If you had been my interviewer more than three years ago when I first applied for a job at a graphic design studio, I most likely would not have been hired because back then I had very little self-confidence. I hadn't had a serious job before and the company I went to was quite well-known and had high standards. Despite all that, eventually I ended up working on some really nice projects with them. And by working there I learned quite a lot about clients, projects, deadlines, coworkers, talking to people on the phone, planning, designing and programming, and probably loads more that I can't come up with right now. Looking back, it was more important an event to me than anything else. I've since quit working there to be a freelancer.
And to think I could have been rejected based on something so simple as a handshake. I must have been lucky that the owners of the company weren't stupid enough to believe that if you're not good at non-verbal communication you must OBVIOUSLY be a terrible employee.

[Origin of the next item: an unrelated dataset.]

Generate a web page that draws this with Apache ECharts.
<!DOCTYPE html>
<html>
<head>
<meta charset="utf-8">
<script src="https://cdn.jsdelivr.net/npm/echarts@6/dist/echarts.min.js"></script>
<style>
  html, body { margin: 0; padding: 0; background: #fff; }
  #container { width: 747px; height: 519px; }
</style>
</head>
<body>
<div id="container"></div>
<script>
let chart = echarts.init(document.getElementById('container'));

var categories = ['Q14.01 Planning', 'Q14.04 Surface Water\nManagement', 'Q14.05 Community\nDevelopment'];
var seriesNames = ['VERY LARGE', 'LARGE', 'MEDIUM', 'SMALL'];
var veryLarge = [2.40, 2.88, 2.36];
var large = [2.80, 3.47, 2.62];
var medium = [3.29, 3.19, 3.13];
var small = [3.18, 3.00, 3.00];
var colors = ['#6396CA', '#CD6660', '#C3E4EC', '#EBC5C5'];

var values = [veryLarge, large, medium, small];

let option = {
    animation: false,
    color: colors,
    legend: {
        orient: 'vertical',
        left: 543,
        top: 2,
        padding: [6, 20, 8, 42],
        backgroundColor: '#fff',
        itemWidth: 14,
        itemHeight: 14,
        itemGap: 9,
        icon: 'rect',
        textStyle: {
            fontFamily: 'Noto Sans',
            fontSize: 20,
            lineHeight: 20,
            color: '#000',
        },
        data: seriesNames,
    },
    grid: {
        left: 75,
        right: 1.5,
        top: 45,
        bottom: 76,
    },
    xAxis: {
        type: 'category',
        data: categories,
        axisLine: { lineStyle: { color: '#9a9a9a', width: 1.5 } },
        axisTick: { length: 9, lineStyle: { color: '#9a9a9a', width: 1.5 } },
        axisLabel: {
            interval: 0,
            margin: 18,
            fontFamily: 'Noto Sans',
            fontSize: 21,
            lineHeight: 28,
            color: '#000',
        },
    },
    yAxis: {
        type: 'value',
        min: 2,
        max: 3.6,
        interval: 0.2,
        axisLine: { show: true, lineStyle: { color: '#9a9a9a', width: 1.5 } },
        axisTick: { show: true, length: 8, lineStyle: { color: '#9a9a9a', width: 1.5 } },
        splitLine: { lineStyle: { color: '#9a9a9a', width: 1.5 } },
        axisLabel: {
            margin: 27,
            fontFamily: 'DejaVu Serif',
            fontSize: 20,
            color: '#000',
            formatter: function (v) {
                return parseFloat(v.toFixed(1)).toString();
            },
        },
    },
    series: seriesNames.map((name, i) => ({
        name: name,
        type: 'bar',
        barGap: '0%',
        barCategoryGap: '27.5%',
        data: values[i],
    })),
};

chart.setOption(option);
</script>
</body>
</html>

You go on as if I said its the make or break deal. Even when I said it wasn't .... Their are tons of factors that go into that decision, your field, or your work, who else were they looking at, where you live. If your work was amazing or at least better than all the other candidates, then their was no reason to give undeserved value to your subtle body language. This weights heavily on when the employer has a lot of options who are close in skill, he has to start to take into account little things.
No one is saying shy people don't hired, or weak body language is the key to a job. it's just what you can work on for an interview, chances are if you have an interview you already have a resume and work history, what else can you improve for an interview that's coming up in a week? I can't account for all the things that go against my experience and what I learned but I never said it was black and white in the first place.
However to assume that people don't judge people by those factors is ignorant, yes some (whether it's a majority or a minority) people do judge harshly, so why even take the chance? No one is going to turn you down because you had a good handshake, you knew how to dress for the job, you were polite, you had good posture or because you were out going.